The reason why that is, is a complicated one.  The rate of neglect is much higher than non-Aboriginal children and the neglect/maltreatment type is really driving that over-representation of Aboriginal children in child welfare systems or child protection systems.   

We measure neglect in several ways: whether or not there is appropriate supervision for the child; whether or not the physical needs of the child is met; whether the medical needs of the child is met.  And what we find with Aboriginal children and the over-representation in the Canadian child protection system is that often times the finding of substantiated neglect is driven by structural issues, so that there isn’t access to appropriate housing, there isn’t access to appropriate resources so that the child can be fed and clothed properly.  There isn’t access to appropriate interventions for addictions issues.  We’re dealing with often times a generation of parents who have not had parents because their caregiver would be in either a residential school setting or in care of a child welfare authority.  So often times a First Nations person or an Aboriginal person have not had the opportunity to be parented so the difficulty in parenting children is certainly represented in some of those data. 

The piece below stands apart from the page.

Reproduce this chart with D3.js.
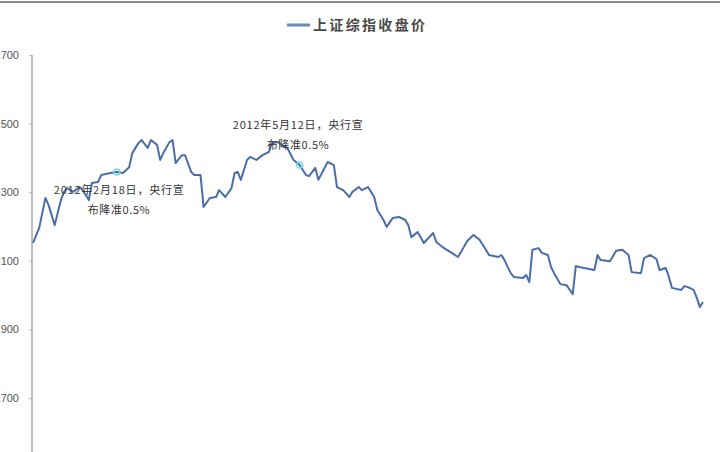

So the child protection system for Aboriginal people is really a very residual model and really is a response to colonialism, a response to residential schools, a response to unprecedented numbers of Aboriginal children in child protection systems.  And it really speaks to the need to have a different response to children of families who clearly have needs but should not be met with a system that continues to separate children from their families but instead a system that responds to the needs that we have so clearly documented with appropriate interventions, with an understanding of what neglect is and isn’t and with the appropriate culturally sensitive services that Aboriginal children and families need.